Pięć zastępów straży pożarnej gasiło pożar, który wybuchł na poddaszu budynku w Łodzi. Jak przekazał na antenie TVN24 rzecznik łódzkiej straży pożarnej, ogień pojawił się w pomieszczeniu gospodarczym i doszło do dużego zadymienia. Konieczna była ewakuacja 10 osób. Sytuacja jest opanowana. Dym nad budynkiem i strażackie syreny przerwały konferencję posła Lewicy.
Ogień na poddaszu budynku przy ulicy Piotrkowskiej 115 w Łodzi pojawił się kilka minut po godzinie 11. Z okien budynku wydobywał się gęsty dym. Konieczna była ewakuacja 10 osób.
Jak mówił na antenie TVN24 młodszy brygadier Jędrzej Pawlak, rzecznik prasowy Komendanta Wojewódzkiego Państwowej Straży Pożarnej w Łodzi, na miejscu pracuje pięć zastępów straży pożarnej. Strażacy do ugaszenia ognia wykorzystywali specjalistyczne drabiny.

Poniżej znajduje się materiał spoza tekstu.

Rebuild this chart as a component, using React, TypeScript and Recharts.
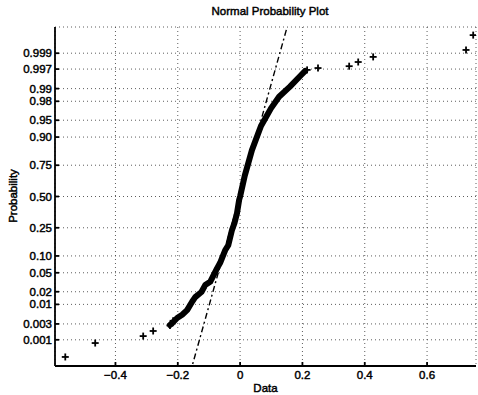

- Pożar został zlokalizowany i ugaszony, teraz naszym zadaniem będzie oddymienie całego budynku i upewnienie się, czy wszyscy się bezpiecznie ewakuowali - przekazał strażak. I dodał, że ewakuowane osoby nie wymagały pomocy medycznej.
Przerwana konferencja posła Tomasza Treli
Około godziny 11 na ulicy Piotrkowskiej w Łodzi odbywała się konferencja prasowa posła Lewicy Tomasza Treli.
Parlamentarzysta miał mówić o Centralnym Porcie Komunikacyjnym. W momencie gdy rozpoczął konferencję, za jego plecami było słychać syreny wozów strażackich, a znad pobliskiego budynku zaczął unosić się dym. Wtedy polityk Lewicy odwrócił się, żeby zobaczyć, co się stało.
- O Jezus, straż, poczekajmy może sekundę, coś się zaczęło palić - mówił Tomasz Trela.
- Zobacz, tam się pali, to potrwa, dach się cały pali - dodawała radna Rady Miejskiej w Łodzi Agnieszka Wieteska.
Całą sytuację zarejestrowała kamera TVN24.